Ok, that topic sounds slightly wrong, but I challenge you to phrase it better!

Hi Bill, hopefully you can shed some light on this, and I'm hoping to get input on this from others on the forum as well.

I'm really interested in developing a side-grip like you outline here.

When I shoot, I use the first knuckle of my pouch release hand making contact at a certain point of my ear, depending on the range of the shot. I twist the pouch about 140 degrees, so my knuckle faces my ear.

To switch to the side-grip method, I suspect it'll mean I need to find my "anchor point" in the air, through repeated practice, and not to a physical point on my face or what-have-you. Is it more of an 'instinctive', feel kinda thing where you pull back to?

I hope what I'm asking is clear!

All Buns Glazing


----------



## Arturito (Jan 10, 2013)

Well, I don't hold the pouch exactly how Bill shows in the vid, I do thumb pointing down with my palm facing outside so I lose that 2", but I compensate with butterfly draw, that means a kind of "virtual anchor point" floating in the air. In my experience longer draws gives better windage accuracy, with some practice it is not so difficult to get used ...

Cheers

Arturo


----------



## lightgeoduck (Apr 3, 2011)

Switching to that grip is more for extending out your butterfly.. Whether its 1/2 ,3/4 or full.. Not when you anchor somewhere on the face, which the grip really won't benefit from.

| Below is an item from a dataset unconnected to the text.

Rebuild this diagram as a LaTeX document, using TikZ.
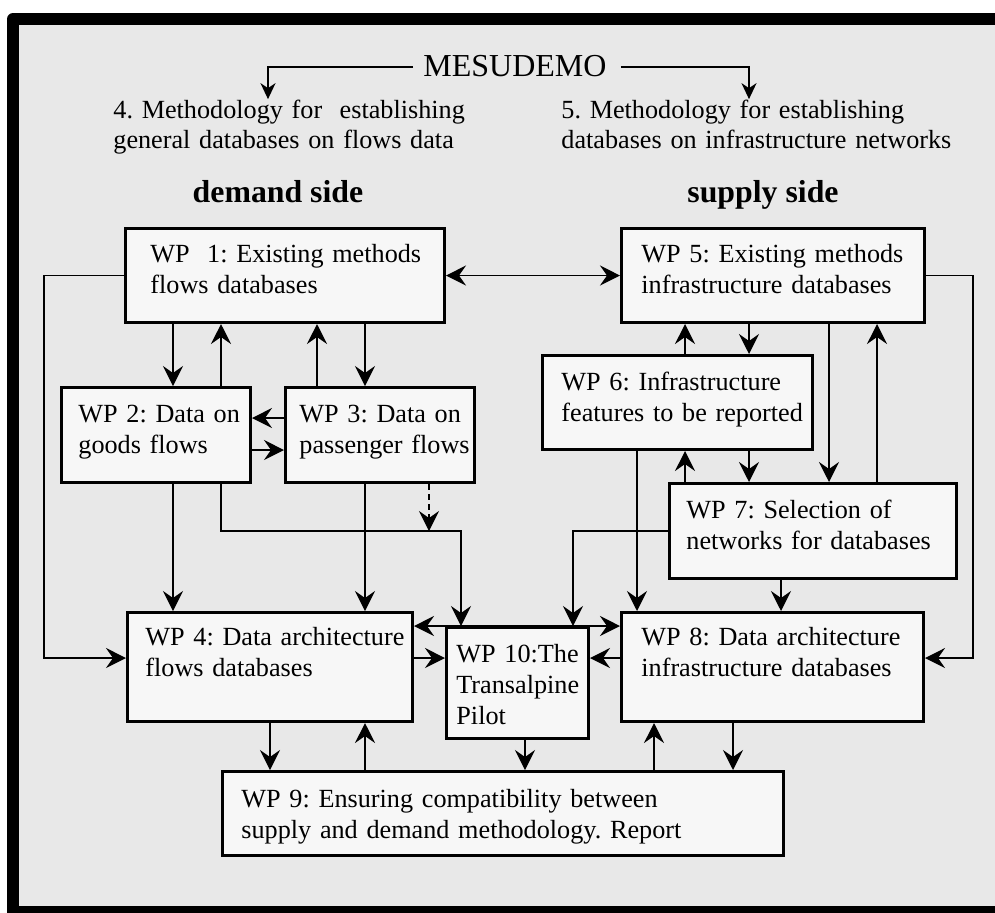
\documentclass[tikz,border=0pt]{standalone}
\usepackage{fontspec}
\setmainfont{Liberation Serif}
\usetikzlibrary{arrows.meta}
\definecolor{panelgrey}{HTML}{E8E8E8}
\definecolor{wpfill}{HTML}{F7F7F7}
\frenchspacing
\begin{document}
\begin{tikzpicture}[x=0.5pt,y=-0.5pt,
    >={Stealth[length=10pt,width=10pt,inset=3.5pt]},
    wpbox/.style={draw,line width=1.5pt,fill=wpfill,anchor=north west,inner sep=0pt},
    wptext/.style={anchor=base west,inner sep=0pt,text width=400pt,align=left,
      font=\fontsize{13.1}{15.5}\selectfont},
    headtext/.style={wptext,font=\fontsize{13.1}{15}\selectfont},
    sidetext/.style={anchor=base,inner sep=0pt,font=\bfseries\fontsize{15.9}{19}\selectfont},
    flow/.style={line width=0.75pt,->}]
  \useasboundingbox (0,0) rectangle (995,912);
  \clip (0,0) rectangle (995,912);
  \fill[rounded corners=3pt] (7,13) rectangle (1020,930);
  \fill[panelgrey] (19,25) rectangle (1020,906);

  \node[inner sep=0pt,anchor=base,font=\fontsize{16}{19}\selectfont] (mesudemo) at (515,76) {MESUDEMO};
  \node[headtext] (method4) at (113,118) {4. Methodology for~ establishing\\general databases on flows data};
  \node[headtext] (method5) at (561,118) {5. Methodology for establishing\\databases on infrastructure networks};
  \node[sidetext] (demand) at (278,202) {demand side};
  \node[sidetext] (supply) at (763,202) {supply side};
  \draw[line width=1pt,-{Stealth[length=8pt,width=7.5pt,inset=2.5pt]}]
    ([xshift=-5pt,yshift=4.5pt]mesudemo.base west) -| (268,0 |- method4.north);
  \draw[line width=1pt,-{Stealth[length=8pt,width=7.5pt,inset=2.5pt]}]
    ([xshift=7pt,yshift=4.5pt]mesudemo.base east) -| (749,0 |- method5.north);

  \node[wpbox,minimum width=159.5pt,minimum height=47pt] (wp1) at (124,227) {};
  \node[wpbox,minimum width=151.5pt,minimum height=47pt] (wp5) at (620,227) {};
  \node[wpbox,minimum width=94.5pt,minimum height=47.5pt] (wp2) at (60,386) {};
  \node[wpbox,minimum width=94.5pt,minimum height=47.5pt] (wp3) at (284,386) {};
  \node[wpbox,minimum width=135pt,minimum height=47pt] (wp6) at (541,354) {};
  \node[wpbox,minimum width=143.5pt,minimum height=47.5pt] (wp7) at (668,482) {};
  \node[wpbox,minimum width=142.5pt,minimum height=54.5pt] (wp4) at (126,611) {};
  \node[wpbox,minimum width=71pt,minimum height=55.5pt] (wp10) at (445,626) {};
  \node[wpbox,minimum width=151pt,minimum height=54.5pt] (wp8) at (620,611) {};
  \node[wpbox,minimum width=280.5pt,minimum height=42pt] (wp9) at (221,770) {};

  \node[wptext] (wp1text) at (150,262) {WP~ 1: Existing methods\\flows databases};
  \node[wptext] (wp5text) at (641,262) {WP 5: Existing methods\\infrastructure databases};
  \node[wptext] (wp2text) at (78,422) {WP 2: Data on\\goods flows};
  \node[wptext] (wp3text) at (299,422) {WP 3: Data on\\passenger flows};
  \node[wptext] (wp6text) at (561,390) {WP 6: Infrastructure\\features to be reported};
  \node[wptext] (wp7text) at (686,518) {WP 7: Selection of\\networks for databases};
  \node[wptext] (wp4text) at (145,645) {WP 4: Data architecture\\flows databases};
  \node[wptext] (wp10text) at (456,662) {WP 10:The\\Transalpine\\Pilot};
  \node[wptext] (wp8text) at (641,645) {WP 8: Data architecture\\infrastructure databases};
  \node[wptext] (wp9text) at (241,807) {WP 9: Ensuring compatibility between\\supply and demand methodology. Report};
  \coordinate (pilotjoin) at (429,531);

  \begin{scope}[flow]
    \draw[<->] (wp1.east) -- (wp5.west);
    \draw (wp1.west) -| (44,658) -- (wp4.west |- 0,658);
    \draw (wp5.east) -| (973,658) -- (wp8.east |- 0,658);
    \draw (173,0 |- wp1.south) -- (173,0 |- wp2.north);
    \draw (221,0 |- wp2.north) -- (221,0 |- wp1.south);
    \draw (317,0 |- wp3.north) -- (317,0 |- wp1.south);
    \draw (365,0 |- wp1.south) -- (365,0 |- wp3.north);
    \draw (wp3.west |- 0,418) -- (wp2.east |- 0,418);
    \draw (wp2.east |- 0,450) -- (wp3.west |- 0,450);
    \draw (173,0 |- wp2.south) -- (173,0 |- wp4.north);
    \draw (221,0 |- wp2.south) |- (461,531) -- (461,0 |- wp10.north);
    \draw (365,0 |- wp3.south) -- (365,0 |- wp4.north);
    \draw[dash pattern=on 3pt off 2pt] (429,0 |- wp3.south) -- (pilotjoin);
    \draw (685,0 |- wp6.north) -- (685,0 |- wp5.south);
    \draw (749,0 |- wp5.south) -- (749,0 |- wp6.north);
    \draw (829,0 |- wp5.south) -- (829,0 |- wp7.north);
    \draw (877,0 |- wp7.north) -- (877,0 |- wp5.south);
    \draw (685,0 |- wp7.north) -- (685,0 |- wp6.south);
    \draw (749,0 |- wp6.south) -- (749,0 |- wp7.north);
    \draw (637,0 |- wp6.south) -- (637,0 |- wp8.north);
    \draw (wp7.west) -| (573,0 |- wp10.north);
    \draw (781,0 |- wp7.south) -- (781,0 |- wp8.north);
    \draw[<->,line width=1.25pt] (wp4.east |- wp10.north) -- (wp8.west |- wp10.north);
    \draw (wp4.east |- 0,658) -- (wp10.west |- 0,658);
    \draw (wp8.west |- 0,658) -- (wp10.east |- 0,658);
    \draw (270,0 |- wp4.south) -- (270,0 |- wp9.north);
    \draw (365,0 |- wp9.north) -- (365,0 |- wp4.south);
    \draw (525,0 |- wp10.south) -- (525,0 |- wp9.north);
    \draw (654,0 |- wp9.north) -- (654,0 |- wp8.south);
    \draw (733,0 |- wp8.south) -- (733,0 |- wp9.north);
  \end{scope}
\end{tikzpicture}
\end{document}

He stated in other shooting videos,and others ( to include myselfv) that butterfly or anchor behind the head is , when drawn, you lightly, I do mean lightly touch your cheek to the band.. This is all useful if you are trying to use the fork as a reference to the target.. Otherwise , if you are shooting " instictive " you hold and draw the way it is comfortable, and still have the ammo hit the target.

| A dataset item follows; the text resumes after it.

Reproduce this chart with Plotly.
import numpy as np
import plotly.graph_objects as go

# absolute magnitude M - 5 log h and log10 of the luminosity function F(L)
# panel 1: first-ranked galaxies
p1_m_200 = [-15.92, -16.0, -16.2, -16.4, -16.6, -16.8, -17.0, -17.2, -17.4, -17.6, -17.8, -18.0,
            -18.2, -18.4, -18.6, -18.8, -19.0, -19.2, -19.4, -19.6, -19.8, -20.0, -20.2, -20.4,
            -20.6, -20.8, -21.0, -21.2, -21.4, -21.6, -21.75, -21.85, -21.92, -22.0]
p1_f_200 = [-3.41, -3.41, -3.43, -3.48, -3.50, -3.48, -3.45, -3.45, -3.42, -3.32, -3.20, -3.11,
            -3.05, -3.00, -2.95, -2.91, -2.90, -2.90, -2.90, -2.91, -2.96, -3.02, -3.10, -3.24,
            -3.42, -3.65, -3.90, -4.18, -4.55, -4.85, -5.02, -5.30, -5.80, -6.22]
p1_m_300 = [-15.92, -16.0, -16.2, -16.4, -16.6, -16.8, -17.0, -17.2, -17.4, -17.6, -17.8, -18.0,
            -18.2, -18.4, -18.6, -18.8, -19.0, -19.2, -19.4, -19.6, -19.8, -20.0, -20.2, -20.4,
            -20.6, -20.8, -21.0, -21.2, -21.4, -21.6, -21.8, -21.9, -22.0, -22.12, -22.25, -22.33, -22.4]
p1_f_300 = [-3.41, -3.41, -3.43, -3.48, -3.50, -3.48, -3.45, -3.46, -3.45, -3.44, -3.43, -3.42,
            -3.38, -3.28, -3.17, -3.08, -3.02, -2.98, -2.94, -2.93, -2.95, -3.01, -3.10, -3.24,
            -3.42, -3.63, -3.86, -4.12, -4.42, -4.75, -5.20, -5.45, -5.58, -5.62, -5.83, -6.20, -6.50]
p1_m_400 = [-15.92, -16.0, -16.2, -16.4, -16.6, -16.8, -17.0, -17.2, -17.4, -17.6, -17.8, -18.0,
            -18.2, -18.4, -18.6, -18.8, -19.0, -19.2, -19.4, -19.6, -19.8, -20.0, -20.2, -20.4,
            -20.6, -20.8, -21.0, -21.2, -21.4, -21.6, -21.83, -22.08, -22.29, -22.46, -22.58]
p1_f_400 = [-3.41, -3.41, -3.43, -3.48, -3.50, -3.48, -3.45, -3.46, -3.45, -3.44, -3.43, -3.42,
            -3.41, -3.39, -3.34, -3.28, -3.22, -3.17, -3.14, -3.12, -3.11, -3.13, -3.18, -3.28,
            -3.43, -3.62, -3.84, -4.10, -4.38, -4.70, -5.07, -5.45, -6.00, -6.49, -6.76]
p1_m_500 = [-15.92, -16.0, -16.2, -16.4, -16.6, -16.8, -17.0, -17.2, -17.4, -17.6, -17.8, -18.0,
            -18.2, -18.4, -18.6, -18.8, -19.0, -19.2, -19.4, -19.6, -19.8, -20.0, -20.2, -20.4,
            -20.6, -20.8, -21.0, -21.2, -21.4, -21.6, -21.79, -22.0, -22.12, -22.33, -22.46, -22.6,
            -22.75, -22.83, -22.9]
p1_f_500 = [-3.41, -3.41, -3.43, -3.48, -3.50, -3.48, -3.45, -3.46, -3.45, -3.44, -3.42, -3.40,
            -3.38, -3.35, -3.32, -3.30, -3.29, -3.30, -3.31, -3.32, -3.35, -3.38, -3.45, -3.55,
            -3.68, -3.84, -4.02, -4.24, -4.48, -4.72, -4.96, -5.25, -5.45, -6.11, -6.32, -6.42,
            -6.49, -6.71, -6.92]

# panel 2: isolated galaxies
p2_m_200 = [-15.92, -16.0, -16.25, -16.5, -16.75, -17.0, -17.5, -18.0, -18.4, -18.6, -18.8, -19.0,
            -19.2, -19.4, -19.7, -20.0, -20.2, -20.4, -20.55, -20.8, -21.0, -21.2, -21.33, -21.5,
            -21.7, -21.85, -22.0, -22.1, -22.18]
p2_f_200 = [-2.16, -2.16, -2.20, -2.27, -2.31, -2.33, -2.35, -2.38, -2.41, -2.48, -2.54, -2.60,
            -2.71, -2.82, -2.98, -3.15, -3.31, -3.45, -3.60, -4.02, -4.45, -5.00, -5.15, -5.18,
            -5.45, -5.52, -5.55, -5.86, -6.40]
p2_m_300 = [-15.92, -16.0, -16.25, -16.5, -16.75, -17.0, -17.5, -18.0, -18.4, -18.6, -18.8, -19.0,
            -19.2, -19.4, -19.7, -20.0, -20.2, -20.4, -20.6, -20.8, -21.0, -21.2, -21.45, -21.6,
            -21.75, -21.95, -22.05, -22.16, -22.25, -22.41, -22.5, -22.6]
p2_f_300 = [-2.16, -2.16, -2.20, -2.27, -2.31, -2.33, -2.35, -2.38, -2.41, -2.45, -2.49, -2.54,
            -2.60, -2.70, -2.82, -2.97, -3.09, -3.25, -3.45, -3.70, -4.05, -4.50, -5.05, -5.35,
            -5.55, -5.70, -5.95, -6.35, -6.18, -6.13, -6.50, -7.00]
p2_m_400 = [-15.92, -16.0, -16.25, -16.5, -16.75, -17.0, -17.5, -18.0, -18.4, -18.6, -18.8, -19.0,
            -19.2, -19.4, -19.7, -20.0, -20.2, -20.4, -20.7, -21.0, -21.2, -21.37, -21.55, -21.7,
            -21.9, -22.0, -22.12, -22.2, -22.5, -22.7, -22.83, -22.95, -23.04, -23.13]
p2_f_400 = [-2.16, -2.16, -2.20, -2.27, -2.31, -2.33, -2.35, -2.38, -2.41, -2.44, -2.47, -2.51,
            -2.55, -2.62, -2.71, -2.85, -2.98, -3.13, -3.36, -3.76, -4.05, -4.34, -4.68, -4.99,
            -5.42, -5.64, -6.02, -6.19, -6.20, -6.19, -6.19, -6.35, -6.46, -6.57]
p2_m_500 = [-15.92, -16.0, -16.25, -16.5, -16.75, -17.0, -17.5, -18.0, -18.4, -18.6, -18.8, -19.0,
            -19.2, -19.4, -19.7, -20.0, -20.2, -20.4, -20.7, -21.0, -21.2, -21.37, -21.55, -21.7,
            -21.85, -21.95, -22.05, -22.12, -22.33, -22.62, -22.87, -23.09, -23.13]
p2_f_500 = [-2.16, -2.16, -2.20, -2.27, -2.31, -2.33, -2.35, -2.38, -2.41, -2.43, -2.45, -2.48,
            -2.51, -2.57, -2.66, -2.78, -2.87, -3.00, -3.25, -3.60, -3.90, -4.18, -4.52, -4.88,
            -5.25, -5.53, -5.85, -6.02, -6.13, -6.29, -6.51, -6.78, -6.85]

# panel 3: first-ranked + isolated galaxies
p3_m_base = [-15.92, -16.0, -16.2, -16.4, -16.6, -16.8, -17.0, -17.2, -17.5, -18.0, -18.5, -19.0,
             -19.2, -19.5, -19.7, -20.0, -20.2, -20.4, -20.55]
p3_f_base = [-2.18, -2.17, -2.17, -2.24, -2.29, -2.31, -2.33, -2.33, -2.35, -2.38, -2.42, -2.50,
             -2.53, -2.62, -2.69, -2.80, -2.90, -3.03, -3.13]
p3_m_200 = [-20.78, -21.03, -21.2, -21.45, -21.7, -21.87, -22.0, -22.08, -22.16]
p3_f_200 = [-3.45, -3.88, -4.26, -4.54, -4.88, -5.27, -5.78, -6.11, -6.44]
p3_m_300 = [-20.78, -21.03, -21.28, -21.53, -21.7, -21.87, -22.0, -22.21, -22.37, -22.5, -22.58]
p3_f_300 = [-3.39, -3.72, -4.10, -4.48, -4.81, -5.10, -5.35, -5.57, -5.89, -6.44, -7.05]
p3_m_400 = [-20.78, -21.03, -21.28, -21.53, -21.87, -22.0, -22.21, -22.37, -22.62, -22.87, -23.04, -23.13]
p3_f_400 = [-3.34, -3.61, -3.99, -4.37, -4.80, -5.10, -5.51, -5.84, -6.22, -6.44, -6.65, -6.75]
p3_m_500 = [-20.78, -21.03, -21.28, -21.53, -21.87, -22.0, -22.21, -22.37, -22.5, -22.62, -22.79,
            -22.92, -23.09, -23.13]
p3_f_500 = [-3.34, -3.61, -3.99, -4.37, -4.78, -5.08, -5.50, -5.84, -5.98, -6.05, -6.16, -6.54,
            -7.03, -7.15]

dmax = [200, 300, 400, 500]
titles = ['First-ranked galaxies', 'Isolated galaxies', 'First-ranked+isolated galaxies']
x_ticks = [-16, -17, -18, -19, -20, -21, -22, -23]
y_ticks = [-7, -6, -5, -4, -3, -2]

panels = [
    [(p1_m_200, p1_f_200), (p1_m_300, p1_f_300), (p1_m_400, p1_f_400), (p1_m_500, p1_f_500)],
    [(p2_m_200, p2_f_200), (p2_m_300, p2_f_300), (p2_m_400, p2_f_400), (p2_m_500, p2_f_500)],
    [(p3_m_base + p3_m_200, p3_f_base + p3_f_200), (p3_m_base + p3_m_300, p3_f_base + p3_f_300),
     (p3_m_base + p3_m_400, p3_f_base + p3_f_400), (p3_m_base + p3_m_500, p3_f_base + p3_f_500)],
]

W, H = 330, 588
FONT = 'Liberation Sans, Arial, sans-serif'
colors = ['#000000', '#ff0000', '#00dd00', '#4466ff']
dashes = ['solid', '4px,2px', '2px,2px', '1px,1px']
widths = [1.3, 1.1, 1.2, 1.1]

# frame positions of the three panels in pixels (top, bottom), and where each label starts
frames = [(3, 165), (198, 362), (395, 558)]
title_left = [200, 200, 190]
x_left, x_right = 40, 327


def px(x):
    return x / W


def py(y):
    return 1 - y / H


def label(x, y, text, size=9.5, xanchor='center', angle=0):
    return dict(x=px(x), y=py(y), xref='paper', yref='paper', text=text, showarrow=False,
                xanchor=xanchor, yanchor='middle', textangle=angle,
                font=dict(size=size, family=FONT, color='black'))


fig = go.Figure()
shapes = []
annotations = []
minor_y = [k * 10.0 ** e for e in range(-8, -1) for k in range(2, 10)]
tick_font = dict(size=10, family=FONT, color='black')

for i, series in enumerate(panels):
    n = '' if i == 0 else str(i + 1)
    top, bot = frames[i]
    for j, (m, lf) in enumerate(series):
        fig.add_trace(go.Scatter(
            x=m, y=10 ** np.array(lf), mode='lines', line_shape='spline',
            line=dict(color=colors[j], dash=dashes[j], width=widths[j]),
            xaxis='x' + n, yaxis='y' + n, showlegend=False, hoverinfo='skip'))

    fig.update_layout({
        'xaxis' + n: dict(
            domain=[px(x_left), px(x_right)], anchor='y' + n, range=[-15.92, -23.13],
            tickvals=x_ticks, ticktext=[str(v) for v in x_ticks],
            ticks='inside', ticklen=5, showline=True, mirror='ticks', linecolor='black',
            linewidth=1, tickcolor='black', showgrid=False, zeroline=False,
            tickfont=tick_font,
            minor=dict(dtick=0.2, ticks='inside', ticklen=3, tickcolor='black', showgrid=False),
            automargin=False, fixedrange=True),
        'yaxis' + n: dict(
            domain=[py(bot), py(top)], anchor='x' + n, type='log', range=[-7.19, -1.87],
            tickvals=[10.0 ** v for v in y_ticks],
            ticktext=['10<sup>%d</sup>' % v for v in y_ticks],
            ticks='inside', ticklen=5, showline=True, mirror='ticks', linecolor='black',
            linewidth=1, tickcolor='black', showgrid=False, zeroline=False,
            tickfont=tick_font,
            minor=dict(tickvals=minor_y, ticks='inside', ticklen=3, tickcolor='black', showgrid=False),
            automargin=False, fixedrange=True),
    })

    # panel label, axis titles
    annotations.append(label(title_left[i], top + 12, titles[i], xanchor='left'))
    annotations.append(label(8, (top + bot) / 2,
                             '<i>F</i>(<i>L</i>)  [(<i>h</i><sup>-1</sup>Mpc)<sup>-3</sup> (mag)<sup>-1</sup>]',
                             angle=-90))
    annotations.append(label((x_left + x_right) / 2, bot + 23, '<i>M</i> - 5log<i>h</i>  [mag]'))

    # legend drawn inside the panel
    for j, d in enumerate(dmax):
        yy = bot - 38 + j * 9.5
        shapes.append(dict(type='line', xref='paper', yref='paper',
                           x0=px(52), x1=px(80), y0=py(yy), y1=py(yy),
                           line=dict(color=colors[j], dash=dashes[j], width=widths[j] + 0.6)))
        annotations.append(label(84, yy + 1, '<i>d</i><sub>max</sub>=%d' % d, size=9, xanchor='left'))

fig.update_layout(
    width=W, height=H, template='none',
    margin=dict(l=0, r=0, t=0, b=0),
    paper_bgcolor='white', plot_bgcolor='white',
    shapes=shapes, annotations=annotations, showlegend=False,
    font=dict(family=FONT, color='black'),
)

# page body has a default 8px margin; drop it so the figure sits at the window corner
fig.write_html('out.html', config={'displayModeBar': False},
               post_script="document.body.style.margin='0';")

I hope this is what you mean, and find this helpful.

LGD


----------



## treefork (Feb 1, 2010)

Bill describes his anchor as being two inches in front of his right shoulder. When you try it you'll see that it is as far as you can go with out starting to extend the forum into a deeper butterfly Maxing out in this postion gives the consistent anchor as opposed to having a specific spot on the face/head.


----------



## Saderath (Jan 1, 2013)

I mostly shoot butterfly style and i shoot with thumb down, i have tried bill hays technique it feels kind of "wierd' but the draw is much more extended resulting more power and with that grip i can pull stronger bands. Although i think it is great my accuracy level isn't as good that way and it takes me longer to position the grip so i prefer my original way. But that's just me!!! It could work really well for others.


----------



## Arturito (Jan 10, 2013)

Saderath said:


> I mostly shoot butterfly style and i shoot with thumb down, i have tried bill hays technique it feels kind of "wierd' but the draw is much more extended resulting more power and with that grip i can pull stronger bands. Although i think it is great my accuracy level isn't as good that way and it takes me longer to position the grip so i prefer my original way. But that's just me!!! It could work really well for others.

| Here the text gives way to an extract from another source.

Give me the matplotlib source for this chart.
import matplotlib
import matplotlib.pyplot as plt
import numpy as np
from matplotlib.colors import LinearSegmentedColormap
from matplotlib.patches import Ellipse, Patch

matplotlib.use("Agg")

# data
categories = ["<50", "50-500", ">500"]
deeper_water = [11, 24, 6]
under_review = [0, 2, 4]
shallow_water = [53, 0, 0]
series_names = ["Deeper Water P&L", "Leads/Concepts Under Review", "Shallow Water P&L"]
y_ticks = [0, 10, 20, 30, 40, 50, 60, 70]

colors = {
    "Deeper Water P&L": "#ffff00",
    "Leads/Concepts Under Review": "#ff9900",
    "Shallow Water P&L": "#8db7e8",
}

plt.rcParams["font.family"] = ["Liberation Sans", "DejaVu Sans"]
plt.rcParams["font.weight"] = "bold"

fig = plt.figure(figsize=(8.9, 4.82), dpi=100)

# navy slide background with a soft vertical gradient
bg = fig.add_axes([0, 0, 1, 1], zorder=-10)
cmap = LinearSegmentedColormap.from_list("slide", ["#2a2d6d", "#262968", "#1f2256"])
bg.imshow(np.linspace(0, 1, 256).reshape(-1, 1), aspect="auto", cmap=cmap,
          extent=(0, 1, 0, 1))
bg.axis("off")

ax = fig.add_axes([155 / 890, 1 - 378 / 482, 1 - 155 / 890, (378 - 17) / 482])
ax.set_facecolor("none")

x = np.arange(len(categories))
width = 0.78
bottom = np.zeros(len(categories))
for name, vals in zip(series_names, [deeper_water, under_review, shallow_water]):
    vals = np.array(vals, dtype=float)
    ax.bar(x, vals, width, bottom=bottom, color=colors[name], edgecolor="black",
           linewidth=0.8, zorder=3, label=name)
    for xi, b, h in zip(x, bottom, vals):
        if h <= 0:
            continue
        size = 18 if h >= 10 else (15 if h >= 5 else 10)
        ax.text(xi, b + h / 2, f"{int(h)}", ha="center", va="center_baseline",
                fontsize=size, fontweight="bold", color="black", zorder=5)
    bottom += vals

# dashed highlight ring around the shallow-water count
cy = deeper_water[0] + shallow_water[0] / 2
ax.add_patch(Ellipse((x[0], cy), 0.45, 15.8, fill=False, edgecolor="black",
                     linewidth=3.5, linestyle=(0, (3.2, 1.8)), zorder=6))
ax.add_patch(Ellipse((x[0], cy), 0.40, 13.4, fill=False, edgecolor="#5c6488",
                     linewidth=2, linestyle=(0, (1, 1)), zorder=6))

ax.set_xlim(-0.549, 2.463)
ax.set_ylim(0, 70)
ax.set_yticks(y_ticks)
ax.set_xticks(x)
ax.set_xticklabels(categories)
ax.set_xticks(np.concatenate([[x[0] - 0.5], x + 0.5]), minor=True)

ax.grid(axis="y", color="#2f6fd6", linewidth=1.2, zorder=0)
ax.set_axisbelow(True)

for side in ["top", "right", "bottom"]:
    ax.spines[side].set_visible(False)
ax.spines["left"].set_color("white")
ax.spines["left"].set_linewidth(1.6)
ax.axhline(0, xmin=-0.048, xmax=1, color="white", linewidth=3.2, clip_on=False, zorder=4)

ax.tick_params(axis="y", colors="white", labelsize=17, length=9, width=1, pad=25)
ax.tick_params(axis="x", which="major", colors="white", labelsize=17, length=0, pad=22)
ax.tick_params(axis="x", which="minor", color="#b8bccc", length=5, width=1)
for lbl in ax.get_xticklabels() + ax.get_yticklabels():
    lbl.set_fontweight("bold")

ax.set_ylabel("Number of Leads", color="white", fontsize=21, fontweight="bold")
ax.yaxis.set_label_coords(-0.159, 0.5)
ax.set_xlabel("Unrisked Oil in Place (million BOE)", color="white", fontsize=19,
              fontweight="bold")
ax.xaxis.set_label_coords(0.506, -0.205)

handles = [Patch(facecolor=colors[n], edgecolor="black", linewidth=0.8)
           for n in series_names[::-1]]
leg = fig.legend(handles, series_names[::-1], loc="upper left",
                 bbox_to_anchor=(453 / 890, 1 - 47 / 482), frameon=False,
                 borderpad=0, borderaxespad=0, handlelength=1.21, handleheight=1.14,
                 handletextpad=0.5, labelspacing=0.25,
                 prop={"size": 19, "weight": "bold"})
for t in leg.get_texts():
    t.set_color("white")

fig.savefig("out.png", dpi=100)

I've just tested some shoots as Bill shows, all shoots went almost flyers so I stooped fearing a fork hit ... maybe I didn't grip so well that way and need more practice to share a less biased opinion, but it's not the time to change for me ... Saderath I've copied (or try to) your grip ha ha ... it's works nice, so for gaining 2" on a 50" draw I will not lose my sleep either ...

PS. besides it is a way difficult loading for me ...


----------



## Bill Hays (Aug 9, 2010)

I'll try to get a video together on this subject in a couple/few days... there are a lot of advantages to this particular style of grip besides extended draw length, which I'll try to cover in the video.


----------



## All Buns Glazing (Apr 22, 2012)

That'd be awesome, Bill - thanks.


----------